WHAT THE TASK REQUIRES
Write out again exactly the lines from the one containing "Convert this chart to Plotly.js code." through the one containing "const seriesNames = ['试验值', '非定常模拟', '定常模拟'];", both included, and omit the pictures.

EXTRACTED RECORDS
————————

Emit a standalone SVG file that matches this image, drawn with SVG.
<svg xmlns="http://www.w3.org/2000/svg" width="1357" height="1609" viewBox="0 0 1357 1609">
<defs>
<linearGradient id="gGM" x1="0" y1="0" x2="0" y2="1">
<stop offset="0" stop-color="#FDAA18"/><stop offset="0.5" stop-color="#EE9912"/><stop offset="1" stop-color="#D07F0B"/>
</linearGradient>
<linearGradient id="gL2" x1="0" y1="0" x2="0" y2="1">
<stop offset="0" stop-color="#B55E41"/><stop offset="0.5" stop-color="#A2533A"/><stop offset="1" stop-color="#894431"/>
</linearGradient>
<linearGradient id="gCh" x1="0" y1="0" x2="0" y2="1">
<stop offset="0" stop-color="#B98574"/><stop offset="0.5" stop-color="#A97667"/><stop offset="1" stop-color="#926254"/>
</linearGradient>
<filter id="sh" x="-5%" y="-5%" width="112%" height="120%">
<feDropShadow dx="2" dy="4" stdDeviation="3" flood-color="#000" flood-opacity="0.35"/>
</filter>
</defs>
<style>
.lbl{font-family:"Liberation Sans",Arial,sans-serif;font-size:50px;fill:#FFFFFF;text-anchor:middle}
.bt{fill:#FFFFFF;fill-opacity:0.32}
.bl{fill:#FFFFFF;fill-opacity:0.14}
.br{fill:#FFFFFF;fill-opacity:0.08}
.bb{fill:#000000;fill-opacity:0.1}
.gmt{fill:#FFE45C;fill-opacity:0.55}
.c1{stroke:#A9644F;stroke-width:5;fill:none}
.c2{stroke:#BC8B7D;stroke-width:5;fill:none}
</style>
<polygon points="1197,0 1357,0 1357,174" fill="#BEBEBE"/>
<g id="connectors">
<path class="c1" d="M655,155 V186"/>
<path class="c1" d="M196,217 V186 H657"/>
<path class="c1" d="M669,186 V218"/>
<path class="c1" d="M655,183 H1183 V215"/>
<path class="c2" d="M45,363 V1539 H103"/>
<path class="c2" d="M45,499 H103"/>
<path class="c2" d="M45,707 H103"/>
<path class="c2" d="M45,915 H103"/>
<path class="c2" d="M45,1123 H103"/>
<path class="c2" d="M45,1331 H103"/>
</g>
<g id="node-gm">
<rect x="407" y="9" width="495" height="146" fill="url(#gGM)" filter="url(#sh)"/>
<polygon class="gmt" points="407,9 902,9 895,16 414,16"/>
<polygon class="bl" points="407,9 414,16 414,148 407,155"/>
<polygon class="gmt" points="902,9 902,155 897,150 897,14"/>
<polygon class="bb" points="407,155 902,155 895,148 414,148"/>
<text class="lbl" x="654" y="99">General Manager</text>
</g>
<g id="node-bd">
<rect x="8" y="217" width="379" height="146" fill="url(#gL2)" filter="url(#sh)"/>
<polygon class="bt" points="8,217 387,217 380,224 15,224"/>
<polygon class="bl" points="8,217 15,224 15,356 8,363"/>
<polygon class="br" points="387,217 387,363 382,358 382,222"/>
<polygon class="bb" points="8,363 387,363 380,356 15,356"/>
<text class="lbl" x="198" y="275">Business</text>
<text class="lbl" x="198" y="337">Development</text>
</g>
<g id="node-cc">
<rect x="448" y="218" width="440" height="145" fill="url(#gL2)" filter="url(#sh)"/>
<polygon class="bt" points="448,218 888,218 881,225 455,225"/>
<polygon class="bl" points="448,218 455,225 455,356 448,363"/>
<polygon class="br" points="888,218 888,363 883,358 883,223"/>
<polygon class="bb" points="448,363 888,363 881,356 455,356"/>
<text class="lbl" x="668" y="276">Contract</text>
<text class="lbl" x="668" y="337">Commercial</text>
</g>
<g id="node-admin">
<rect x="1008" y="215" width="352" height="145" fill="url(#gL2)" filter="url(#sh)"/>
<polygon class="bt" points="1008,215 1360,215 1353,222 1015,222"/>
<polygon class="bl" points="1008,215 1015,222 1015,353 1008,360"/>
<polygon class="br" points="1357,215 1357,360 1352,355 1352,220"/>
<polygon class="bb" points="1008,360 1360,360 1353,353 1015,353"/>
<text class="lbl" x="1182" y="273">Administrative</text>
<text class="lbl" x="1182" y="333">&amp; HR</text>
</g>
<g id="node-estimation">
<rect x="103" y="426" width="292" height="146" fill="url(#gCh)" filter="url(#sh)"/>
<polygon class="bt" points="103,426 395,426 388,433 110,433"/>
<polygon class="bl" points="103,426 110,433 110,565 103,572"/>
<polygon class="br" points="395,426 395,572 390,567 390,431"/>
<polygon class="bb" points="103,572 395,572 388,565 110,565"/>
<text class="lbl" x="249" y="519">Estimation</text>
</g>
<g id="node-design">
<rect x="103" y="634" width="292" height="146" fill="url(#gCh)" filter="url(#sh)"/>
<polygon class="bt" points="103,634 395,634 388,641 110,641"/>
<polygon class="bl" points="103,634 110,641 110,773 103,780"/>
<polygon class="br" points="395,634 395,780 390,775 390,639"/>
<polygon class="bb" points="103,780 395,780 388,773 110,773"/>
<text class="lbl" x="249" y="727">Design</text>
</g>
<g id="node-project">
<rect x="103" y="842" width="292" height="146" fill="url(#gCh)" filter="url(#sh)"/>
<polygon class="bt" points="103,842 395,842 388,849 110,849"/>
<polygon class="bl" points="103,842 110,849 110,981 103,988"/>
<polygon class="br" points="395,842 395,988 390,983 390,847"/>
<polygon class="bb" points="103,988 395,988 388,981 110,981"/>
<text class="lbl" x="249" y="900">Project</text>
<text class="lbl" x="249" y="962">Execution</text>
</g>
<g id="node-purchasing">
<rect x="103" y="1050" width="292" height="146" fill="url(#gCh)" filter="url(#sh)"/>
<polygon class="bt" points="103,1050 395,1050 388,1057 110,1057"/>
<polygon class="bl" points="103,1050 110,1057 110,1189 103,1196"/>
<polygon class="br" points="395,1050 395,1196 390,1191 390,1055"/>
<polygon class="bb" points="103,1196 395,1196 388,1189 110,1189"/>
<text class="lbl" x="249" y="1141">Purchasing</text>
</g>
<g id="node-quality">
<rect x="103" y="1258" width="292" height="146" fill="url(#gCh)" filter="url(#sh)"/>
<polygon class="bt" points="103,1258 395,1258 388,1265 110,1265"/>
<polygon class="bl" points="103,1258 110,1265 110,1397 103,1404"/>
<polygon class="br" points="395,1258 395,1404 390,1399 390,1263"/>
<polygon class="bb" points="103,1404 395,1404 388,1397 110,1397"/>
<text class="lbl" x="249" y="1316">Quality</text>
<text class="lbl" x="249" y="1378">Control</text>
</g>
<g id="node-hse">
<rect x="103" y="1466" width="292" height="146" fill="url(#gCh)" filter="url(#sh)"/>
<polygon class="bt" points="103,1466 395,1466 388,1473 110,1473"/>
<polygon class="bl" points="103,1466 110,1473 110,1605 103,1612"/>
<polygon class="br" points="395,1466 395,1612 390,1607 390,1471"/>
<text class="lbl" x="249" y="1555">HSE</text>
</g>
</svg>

————————

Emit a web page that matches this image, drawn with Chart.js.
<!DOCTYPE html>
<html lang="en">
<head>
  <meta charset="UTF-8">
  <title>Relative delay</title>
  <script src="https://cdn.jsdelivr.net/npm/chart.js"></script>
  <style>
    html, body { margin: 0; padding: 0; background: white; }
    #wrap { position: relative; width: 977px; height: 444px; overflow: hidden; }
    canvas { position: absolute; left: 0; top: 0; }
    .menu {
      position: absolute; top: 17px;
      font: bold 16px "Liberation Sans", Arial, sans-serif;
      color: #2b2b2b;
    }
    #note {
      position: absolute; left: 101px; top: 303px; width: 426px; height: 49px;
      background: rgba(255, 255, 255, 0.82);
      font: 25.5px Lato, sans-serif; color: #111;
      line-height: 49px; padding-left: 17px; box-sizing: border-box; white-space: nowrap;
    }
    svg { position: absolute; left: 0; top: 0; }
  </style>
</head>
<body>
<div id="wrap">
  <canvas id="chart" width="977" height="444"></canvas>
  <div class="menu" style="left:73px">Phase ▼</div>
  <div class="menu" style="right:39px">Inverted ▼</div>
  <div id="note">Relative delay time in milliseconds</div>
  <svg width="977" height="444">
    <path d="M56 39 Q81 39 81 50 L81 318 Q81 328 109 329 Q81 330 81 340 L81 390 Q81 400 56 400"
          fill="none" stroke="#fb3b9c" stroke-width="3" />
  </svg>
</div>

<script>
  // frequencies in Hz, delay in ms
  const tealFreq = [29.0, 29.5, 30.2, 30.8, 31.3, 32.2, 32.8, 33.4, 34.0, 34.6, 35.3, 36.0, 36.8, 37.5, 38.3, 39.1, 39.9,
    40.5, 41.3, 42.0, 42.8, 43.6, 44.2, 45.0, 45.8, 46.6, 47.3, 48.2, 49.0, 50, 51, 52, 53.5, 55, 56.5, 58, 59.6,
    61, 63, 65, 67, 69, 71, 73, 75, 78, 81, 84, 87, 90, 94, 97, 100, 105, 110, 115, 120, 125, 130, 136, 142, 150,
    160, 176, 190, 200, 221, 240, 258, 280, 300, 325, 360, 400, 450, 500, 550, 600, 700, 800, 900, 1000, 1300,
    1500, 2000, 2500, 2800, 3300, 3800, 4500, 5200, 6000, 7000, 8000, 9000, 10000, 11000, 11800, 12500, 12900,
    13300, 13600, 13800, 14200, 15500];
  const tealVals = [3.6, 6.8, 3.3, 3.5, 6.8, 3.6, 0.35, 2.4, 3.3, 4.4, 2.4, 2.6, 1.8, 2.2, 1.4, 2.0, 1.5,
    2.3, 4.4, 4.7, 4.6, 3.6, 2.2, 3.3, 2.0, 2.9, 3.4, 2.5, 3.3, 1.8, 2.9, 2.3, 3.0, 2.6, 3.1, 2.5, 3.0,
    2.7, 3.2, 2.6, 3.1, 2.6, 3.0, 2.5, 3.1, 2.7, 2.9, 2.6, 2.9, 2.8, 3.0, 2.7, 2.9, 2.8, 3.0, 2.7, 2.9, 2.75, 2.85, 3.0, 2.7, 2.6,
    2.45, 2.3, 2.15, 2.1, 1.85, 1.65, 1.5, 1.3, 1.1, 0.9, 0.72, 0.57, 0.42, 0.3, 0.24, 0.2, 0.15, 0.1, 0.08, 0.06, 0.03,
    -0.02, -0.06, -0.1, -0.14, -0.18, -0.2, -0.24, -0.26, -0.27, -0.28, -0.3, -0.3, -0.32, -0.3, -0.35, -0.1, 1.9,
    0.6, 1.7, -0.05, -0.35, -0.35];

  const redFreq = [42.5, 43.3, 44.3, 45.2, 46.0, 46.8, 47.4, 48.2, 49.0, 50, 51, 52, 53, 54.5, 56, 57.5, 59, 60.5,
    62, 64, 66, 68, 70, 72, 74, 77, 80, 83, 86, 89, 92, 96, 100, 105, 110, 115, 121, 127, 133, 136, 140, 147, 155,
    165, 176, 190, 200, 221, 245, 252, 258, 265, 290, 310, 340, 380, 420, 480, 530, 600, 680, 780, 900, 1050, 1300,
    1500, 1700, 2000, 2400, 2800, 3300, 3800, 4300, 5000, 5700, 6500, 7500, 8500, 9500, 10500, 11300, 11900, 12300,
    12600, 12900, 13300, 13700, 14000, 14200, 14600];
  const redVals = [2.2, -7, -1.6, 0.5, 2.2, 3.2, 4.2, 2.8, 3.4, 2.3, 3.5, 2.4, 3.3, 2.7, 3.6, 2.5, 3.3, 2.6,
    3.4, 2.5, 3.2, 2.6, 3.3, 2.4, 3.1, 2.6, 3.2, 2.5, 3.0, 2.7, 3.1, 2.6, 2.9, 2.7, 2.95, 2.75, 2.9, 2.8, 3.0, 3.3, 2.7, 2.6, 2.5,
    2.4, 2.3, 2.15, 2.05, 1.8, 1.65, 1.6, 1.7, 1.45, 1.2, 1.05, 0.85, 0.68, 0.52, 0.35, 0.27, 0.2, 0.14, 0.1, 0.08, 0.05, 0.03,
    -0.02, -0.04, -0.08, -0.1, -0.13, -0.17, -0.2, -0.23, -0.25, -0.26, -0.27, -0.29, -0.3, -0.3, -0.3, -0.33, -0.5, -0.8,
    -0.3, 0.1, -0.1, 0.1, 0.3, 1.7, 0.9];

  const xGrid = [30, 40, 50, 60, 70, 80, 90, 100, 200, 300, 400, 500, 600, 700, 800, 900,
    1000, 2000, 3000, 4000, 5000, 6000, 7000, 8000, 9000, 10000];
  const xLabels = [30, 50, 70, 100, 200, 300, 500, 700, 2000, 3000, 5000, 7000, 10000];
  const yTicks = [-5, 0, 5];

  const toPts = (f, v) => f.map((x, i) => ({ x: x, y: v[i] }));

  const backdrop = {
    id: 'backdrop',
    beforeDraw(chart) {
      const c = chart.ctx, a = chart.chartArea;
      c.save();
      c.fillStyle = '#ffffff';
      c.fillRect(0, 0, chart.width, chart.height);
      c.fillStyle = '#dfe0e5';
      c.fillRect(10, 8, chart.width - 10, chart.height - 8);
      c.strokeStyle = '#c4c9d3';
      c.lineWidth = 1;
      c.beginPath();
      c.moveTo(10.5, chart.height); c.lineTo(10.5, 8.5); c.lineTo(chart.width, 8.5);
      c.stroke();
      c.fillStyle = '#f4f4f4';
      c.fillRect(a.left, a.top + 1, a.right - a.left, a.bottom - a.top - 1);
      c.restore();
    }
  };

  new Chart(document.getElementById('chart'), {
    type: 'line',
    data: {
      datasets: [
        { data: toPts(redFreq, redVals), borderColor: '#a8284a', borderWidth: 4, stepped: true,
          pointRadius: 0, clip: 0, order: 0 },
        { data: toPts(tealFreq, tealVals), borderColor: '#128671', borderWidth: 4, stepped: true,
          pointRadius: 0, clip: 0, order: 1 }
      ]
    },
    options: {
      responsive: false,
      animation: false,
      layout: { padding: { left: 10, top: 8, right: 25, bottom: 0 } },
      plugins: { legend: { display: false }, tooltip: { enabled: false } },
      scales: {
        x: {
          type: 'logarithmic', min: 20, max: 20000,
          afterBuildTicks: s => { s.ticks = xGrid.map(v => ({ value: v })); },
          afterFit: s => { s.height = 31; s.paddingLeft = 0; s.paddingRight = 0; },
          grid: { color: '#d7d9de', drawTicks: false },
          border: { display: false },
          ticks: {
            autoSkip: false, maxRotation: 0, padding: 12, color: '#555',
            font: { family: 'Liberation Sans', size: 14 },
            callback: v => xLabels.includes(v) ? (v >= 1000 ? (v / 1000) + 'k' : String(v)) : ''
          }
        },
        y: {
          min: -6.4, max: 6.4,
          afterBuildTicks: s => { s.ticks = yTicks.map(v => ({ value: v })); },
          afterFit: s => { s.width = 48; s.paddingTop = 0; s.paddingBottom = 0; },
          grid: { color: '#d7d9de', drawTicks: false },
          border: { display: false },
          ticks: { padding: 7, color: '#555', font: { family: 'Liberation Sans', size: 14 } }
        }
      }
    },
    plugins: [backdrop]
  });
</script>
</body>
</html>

————————

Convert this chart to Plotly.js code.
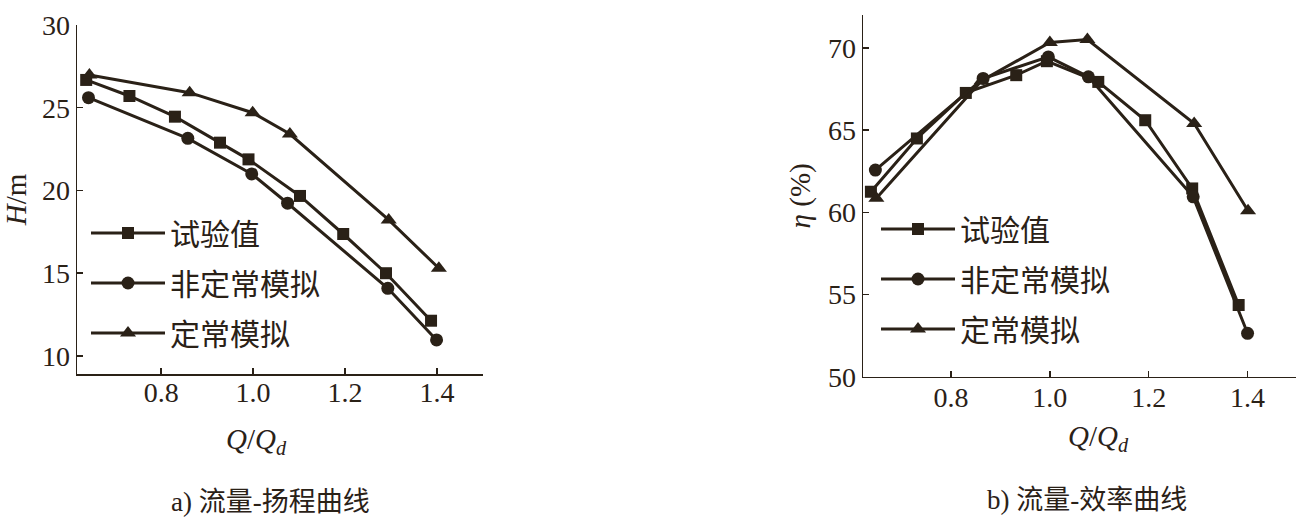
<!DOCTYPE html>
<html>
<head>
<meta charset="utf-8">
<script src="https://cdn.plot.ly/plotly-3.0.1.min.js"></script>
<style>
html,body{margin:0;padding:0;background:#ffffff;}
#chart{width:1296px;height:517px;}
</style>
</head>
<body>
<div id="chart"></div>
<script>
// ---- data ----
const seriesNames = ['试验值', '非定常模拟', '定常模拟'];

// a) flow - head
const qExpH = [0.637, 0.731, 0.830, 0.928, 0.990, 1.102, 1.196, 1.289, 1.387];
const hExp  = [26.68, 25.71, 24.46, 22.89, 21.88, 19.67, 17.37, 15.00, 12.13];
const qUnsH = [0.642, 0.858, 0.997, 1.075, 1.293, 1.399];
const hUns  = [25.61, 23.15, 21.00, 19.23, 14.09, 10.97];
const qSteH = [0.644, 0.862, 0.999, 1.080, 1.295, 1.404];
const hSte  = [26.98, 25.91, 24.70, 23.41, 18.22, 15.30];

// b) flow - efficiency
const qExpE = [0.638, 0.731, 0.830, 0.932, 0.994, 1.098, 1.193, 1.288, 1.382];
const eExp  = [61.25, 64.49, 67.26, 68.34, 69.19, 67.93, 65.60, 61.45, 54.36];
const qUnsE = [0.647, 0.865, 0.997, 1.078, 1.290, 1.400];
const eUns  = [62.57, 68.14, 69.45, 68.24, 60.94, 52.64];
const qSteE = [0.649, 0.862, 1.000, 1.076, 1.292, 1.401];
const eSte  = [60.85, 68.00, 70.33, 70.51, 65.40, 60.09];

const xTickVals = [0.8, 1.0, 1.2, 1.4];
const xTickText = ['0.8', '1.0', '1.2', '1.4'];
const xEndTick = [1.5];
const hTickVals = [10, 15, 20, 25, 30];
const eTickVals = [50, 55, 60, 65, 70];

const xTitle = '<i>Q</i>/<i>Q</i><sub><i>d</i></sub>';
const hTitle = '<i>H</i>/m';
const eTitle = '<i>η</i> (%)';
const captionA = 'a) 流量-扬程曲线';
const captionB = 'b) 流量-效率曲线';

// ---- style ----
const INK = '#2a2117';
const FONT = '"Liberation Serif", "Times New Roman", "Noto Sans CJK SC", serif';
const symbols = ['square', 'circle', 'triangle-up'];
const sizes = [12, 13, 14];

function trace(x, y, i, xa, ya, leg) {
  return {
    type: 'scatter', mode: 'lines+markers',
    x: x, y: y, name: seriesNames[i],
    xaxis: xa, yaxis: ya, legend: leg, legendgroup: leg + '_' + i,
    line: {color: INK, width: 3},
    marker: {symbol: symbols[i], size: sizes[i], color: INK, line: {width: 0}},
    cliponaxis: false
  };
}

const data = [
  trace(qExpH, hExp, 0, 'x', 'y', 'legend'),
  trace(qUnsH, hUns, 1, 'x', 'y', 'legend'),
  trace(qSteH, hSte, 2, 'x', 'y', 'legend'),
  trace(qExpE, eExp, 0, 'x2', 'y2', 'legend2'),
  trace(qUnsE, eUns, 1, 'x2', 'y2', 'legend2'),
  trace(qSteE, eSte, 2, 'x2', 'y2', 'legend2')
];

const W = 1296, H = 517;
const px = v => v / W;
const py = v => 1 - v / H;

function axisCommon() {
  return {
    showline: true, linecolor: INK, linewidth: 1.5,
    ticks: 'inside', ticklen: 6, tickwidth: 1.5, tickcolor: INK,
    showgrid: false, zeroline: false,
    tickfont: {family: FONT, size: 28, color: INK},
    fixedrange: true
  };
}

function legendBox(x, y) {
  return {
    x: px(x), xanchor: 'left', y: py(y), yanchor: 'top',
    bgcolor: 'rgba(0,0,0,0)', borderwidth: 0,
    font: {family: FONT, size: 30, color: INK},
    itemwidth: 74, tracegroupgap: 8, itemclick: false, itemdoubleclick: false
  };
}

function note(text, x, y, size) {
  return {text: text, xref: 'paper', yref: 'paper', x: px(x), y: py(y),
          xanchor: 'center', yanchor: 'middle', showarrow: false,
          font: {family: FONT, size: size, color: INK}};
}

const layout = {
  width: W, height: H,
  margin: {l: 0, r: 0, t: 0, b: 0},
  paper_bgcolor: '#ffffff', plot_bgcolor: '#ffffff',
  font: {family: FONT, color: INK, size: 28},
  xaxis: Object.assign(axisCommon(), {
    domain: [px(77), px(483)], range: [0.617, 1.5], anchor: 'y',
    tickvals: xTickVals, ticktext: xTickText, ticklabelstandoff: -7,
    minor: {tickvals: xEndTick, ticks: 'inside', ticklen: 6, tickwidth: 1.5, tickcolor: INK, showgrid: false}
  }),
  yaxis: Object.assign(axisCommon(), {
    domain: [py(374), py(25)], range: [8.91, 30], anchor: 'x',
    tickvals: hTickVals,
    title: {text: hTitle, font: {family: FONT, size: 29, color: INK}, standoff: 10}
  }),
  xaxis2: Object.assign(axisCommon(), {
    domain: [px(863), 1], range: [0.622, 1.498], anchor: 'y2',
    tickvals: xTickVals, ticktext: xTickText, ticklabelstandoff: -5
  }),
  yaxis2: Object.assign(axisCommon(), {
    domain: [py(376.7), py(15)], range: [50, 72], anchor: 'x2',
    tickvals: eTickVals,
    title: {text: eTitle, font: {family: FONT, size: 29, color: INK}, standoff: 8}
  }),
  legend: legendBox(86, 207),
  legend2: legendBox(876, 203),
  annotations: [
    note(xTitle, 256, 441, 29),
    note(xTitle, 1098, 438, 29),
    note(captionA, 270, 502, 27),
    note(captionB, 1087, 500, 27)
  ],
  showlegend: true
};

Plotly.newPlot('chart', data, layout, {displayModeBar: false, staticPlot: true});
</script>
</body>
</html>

————————

OUTPUT BELOW
Convert this chart to Plotly.js code.
<!DOCTYPE html>
<html>
<head>
<meta charset="utf-8">
<script src="https://cdn.plot.ly/plotly-3.0.1.min.js"></script>
<style>
html,body{margin:0;padding:0;background:#ffffff;}
#chart{width:1296px;height:517px;}
</style>
</head>
<body>
<div id="chart"></div>
<script>
// ---- data ----
const seriesNames = ['试验值', '非定常模拟', '定常模拟'];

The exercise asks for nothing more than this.